新型弹性侧支撑长轨枕式减振轨道和既有轨枕式减振轨道的弹性支撑方式不同,重点对新型弹性侧支撑长轨枕式减振轨道力学特性和关键参数展开研究。在轮载作用条件下,对比分析两种减振轨道的应力分布情况,找出道床的应力集中区域及最不利位置,研究载荷施加在新型弹性侧支撑长轨枕式减振轨道不同位置时部件的应力分布特征,并对道床的减振特性加以研究。针对荷载作用于轨枕正上方时的最不利位置,进行道床承轨槽折角处的应力分布分析,以及减振轨道整体道床的配筋设计与检算。采用试验与仿真相结合的方发,研究了侧支撑式弹性垫板的厚度、空间倾斜量和材料硬度对轨枕节点动刚度和垂向最大位移的影响。研究结果表明,新型弹性侧支撑长轨枕式减振轨道道床的最大应力出现在承轨槽两侧下部靠近折角的区域,与既有轨枕式减振轨道的最大应力出现在承轨槽底部中间区域截然不同,且减振效果较显著。道床结构参考既有纵向承轨台整体式道床的配筋方案可以满足受力要求,承轨槽两侧下端折角处不会开裂。

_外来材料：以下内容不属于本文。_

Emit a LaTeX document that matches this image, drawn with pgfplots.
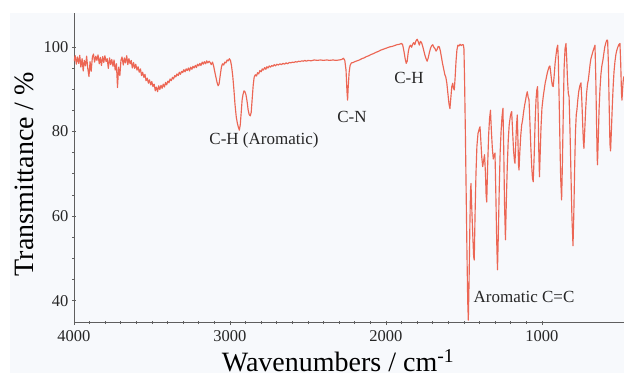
\documentclass[border=0pt]{standalone}
\usepackage{pgfplots}
\usepackage{pgfplotstable}
\pgfplotsset{compat=1.18}
\usepackage{fontspec}
\setmainfont{Liberation Serif}

\definecolor{spec}{RGB}{236,102,84}
\definecolor{panel}{RGB}{247,249,252}
\definecolor{axisgray}{RGB}{95,95,95}

% IR spectrum: wavenumber (cm^-1) versus transmittance (%)
\pgfplotstableread{
wn T
4000 96.6
3992 97.9
3985 95.9
3978 97.6
3970 96.1
3963 98.0
3956 95.2
3948 97.2
3941 94.3
3934 96.8
3926 95.5
3919 97.8
3912 95.0
3904 93.0
3897 96.5
3890 94.2
3882 97.6
3875 98.3
3868 96.4
3860 97.8
3853 96.8
3846 98.1
3838 96.0
3831 97.5
3824 95.6
3816 97.7
3809 96.3
3802 97.9
3794 96.5
3787 97.2
3780 94.9
3772 97.4
3765 95.8
3758 97.0
3750 95.4
3743 96.9
3736 94.5
3728 96.0
3721 90.4
3714 95.2
3706 93.2
3699 96.8
3692 97.6
3684 95.7
3677 97.4
3670 96.2
3662 97.9
3655 95.8
3648 97.2
3640 96.0
3633 96.8
3626 95.0
3618 96.3
3611 94.9
3604 95.9
3596 94.5
3589 95.3
3582 94.0
3574 94.8
3567 93.2
3560 94.0
3552 92.8
3545 93.5
3538 92.0
3530 92.6
3523 91.4
3516 92.2
3508 91.0
3501 91.8
3494 90.6
3486 91.2
3479 89.6
3472 90.5
3464 89.4
3457 90.8
3450 89.9
3442 90.9
3435 90.2
3428 91.2
3420 90.5
3413 91.6
3406 91.0
3398 91.9
3391 91.5
3384 92.4
3376 92.0
3369 92.8
3362 92.4
3354 93.2
3347 92.9
3340 93.6
3332 93.2
3325 94.0
3318 93.5
3310 94.2
3303 93.9
3296 94.6
3288 94.1
3281 94.8
3274 94.4
3266 95.0
3259 94.3
3252 95.2
3244 94.7
3237 95.4
3230 95.0
3222 95.6
3215 95.1
3208 95.9
3200 95.5
3193 96.1
3186 95.6
3178 96.4
3171 95.9
3164 96.5
3156 96.0
3149 96.7
3142 96.2
3134 96.6
3127 96.3
3120 95.8
3112 96.4
3105 95.5
3098 94.2
3090 92.8
3083 91.6
3076 90.8
3070 91.2
3062 93.4
3055 95.2
3048 96.0
3040 95.7
3033 96.4
3026 96.2
3018 96.9
3011 96.7
3004 97.2
2997 96.8
2990 95.5
2982 93.0
2975 90.0
2968 86.5
2960 83.5
2953 82.0
2946 81.0
2940 80.3
2934 81.6
2928 84.5
2922 87.5
2916 88.8
2910 89.6
2904 89.4
2897 88.6
2890 87.0
2884 85.2
2877 84.0
2870 83.7
2864 84.5
2858 87.5
2851 91.0
2845 92.8
2838 93.4
2830 93.1
2823 93.9
2816 93.6
2808 94.4
2800 94.1
2793 94.8
2786 94.5
2778 95.1
2770 94.7
2763 95.3
2756 95.0
2748 95.5
2740 95.2
2732 95.6
2724 95.4
2716 95.8
2708 95.5
2700 95.9
2690 95.7
2680 96.0
2670 95.8
2660 96.1
2650 95.9
2640 96.2
2630 96.0
2620 96.3
2610 96.2
2600 96.4
2590 96.3
2580 96.5
2570 96.4
2560 96.6
2550 96.5
2540 96.7
2530 96.6
2520 96.8
2510 96.6
2500 96.8
2480 96.7
2460 96.9
2440 96.8
2420 96.9
2400 96.8
2380 96.9
2360 96.8
2340 96.9
2320 96.8
2300 96.9
2285 97.0
2272 97.3
2264 96.8
2256 94.5
2250 89.5
2246 87.4
2242 90.5
2236 94.0
2230 95.6
2222 96.2
2210 96.3
2200 96.5
2185 96.7
2170 96.9
2155 97.2
2140 97.4
2125 97.7
2110 97.9
2095 98.2
2080 98.4
2065 98.7
2050 98.9
2035 99.2
2020 99.4
2005 99.6
1990 99.8
1975 100.0
1960 100.1
1945 100.3
1930 100.5
1915 100.6
1900 100.8
1893 100.5
1885 99.0
1877 97.2
1870 96.1
1864 96.6
1857 98.8
1850 100.0
1843 100.4
1836 99.9
1829 100.6
1822 101.0
1815 100.5
1808 101.4
1800 101.8
1793 101.2
1786 100.4
1779 101.3
1772 101.0
1765 100.2
1758 99.2
1750 98.0
1743 97.2
1736 96.6
1729 97.4
1722 98.6
1715 99.6
1708 100.2
1700 100.5
1693 99.9
1686 99.6
1679 99.0
1672 99.4
1665 100.1
1658 100.0
1651 99.0
1644 97.5
1637 96.0
1630 94.8
1623 93.5
1616 92.8
1610 91.5
1603 89.0
1596 86.5
1590 85.4
1584 88.0
1578 90.6
1572 91.4
1567 90.2
1562 89.8
1557 92.5
1551 96.5
1545 99.3
1539 100.4
1532 100.2
1525 100.6
1518 100.3
1511 100.5
1504 100.5
1500 99.5
1496 92.0
1491 80.0
1486 66.0
1481 52.0
1476 40.0
1472 35.4
1467 45.0
1462 58.0
1458 66.0
1455 67.7
1450 62.0
1444 56.0
1438 50.5
1434 49.6
1429 60.0
1423 70.0
1417 76.5
1410 79.5
1403 80.5
1397 81.1
1392 78.0
1386 74.0
1380 71.7
1368 74.5
1362 70.0
1358 65.0
1354 63.3
1348 72.0
1342 79.0
1336 83.0
1330 85.0
1324 80.0
1318 76.0
1312 73.5
1306 74.5
1301 74.9
1296 66.0
1290 54.0
1285 47.3
1280 55.0
1274 66.0
1268 75.0
1262 80.0
1256 83.5
1250 85.5
1245 76.0
1240 63.0
1234 54.4
1228 64.0
1222 72.0
1216 78.0
1210 81.5
1203 83.5
1197 84.5
1194 84.7
1188 80.0
1182 75.5
1176 73.0
1173 72.5
1168 77.0
1163 81.5
1158 83.9
1154 78.0
1150 72.0
1147 70.9
1142 75.0
1136 79.0
1130 81.5
1124 82.7
1118 84.5
1112 86.0
1106 87.2
1100 88.5
1094 89.4
1088 88.0
1083 87.5
1078 83.0
1072 77.0
1066 72.0
1061 69.0
1056 68.1
1050 74.0
1044 82.0
1038 87.5
1033 89.8
1028 90.6
1024 84.0
1020 75.0
1016 69.3
1011 75.0
1006 81.0
1000 85.5
992 88.2
985 90.0
979 91.5
973 92.5
966 93.8
960 94.6
955 95.2
949 95.5
944 94.0
938 92.0
933 90.8
928 90.6
922 93.0
916 96.0
910 98.0
905 99.5
899 100.4
895 97.0
890 88.0
885 78.0
880 69.0
874 63.8
869 72.0
863 85.0
858 95.0
852 99.5
846 100.8
841 97.0
836 92.0
831 89.0
826 88.2
820 80.0
814 70.0
808 60.0
801 53.0
796 60.0
790 72.0
785 80.0
780 84.0
776 85.0
770 87.5
764 89.5
757 90.8
750 91.5
745 88.0
740 83.0
735 78.0
731 76.0
726 80.0
720 85.0
714 89.0
708 91.2
703 92.1
697 94.0
691 96.0
686 97.2
680 98.0
674 98.8
668 99.5
660 100.4
655 93.0
650 82.0
646 74.0
644 72.1
639 78.0
634 85.0
628 90.0
622 93.5
616 95.5
609 96.9
603 98.5
597 100.0
590 101.0
584 101.6
579 101.6
574 96.0
569 86.0
564 77.0
560 75.4
555 80.0
549 86.0
543 91.0
538 94.1
532 96.5
526 98.2
520 99.2
513 100.0
506 100.6
500 100.8
495 96.0
490 89.0
487 87.4
483 90.0
479 92.0
475 93.0
}\spectrum

\begin{document}
\begin{tikzpicture}
% page frame and light panel behind the plot
\useasboundingbox (-74pt,-54.3pt) rectangle (550pt,322.7pt);
\fill[panel] (-64pt,-50.3pt) rectangle (550pt,309.7pt);
\begin{axis}[
  scale only axis,
  width=550pt, height=309.7pt,
  x dir=reverse,
  xmin=474, xmax=4000,
  ymin=34.8, ymax=108,
  axis x line*=bottom,
  axis y line*=left,
  axis line style={axisgray, line width=0.8pt},
  xtick={1000,2000,3000,4000},
  ytick={40,60,80,100},
  minor x tick num=9,
  minor y tick num=3,
  tick align=center,
  major tick length=4pt,
  minor tick length=3pt,
  tick style={axisgray, line width=0.6pt},
  scaled x ticks=false,
  /pgf/number format/1000 sep={},
  /pgf/number format/assume math mode=true,
  ticklabel style={font=\fontsize{16.5}{18}\selectfont, text=black!85},
  xticklabel style={yshift=-2pt},
  xlabel={Wavenumbers / cm\textsuperscript{-1}},
  ylabel={Transmittance / \%},
  xlabel style={font=\fontsize{28}{30}\selectfont, at={(axis description cs:0.48,-0.159)}, anchor=base},
  ylabel style={font=\fontsize{28}{30}\selectfont, at={(axis description cs:-0.0745,0.48)}, anchor=base, rotate=0},
  clip=true,
]
\addplot[spec, line width=1.15pt, line join=round] table[x=wn, y=T] {\spectrum};

\node[font=\fontsize{17}{19}\selectfont, text=black!85] at (axis cs:2782,78.0) {C-H (Aromatic)};
\node[font=\fontsize{17}{19}\selectfont, text=black!85] at (axis cs:2218,83.5) {C-N};
\node[font=\fontsize{17}{19}\selectfont, text=black!85] at (axis cs:1853,92.6) {C-H};
\node[font=\fontsize{17}{19}\selectfont, text=black!85] at (axis cs:1115,40.9) {Aromatic C=C};
\end{axis}
\end{tikzpicture}
\end{document}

侧支撑式弹性垫板的厚度、空间倾斜量和材料硬度是影响新型弹性侧支撑长轨枕式减振轨道节点动刚度的三个关键,其中厚度和材料硬度的变化对节点动刚度的影响较大,增加侧垫厚度,降低材料硬度使节点动刚度降低,载荷-位移滞回曲线的面积增大,消耗的振动能量更多;空间倾斜量的影响较小,与节点刚度之间存在正比例变化关系;在三个关键参数的研究范围内取值可以获得满足规范要求,并具有不同减振等级的节点动刚度。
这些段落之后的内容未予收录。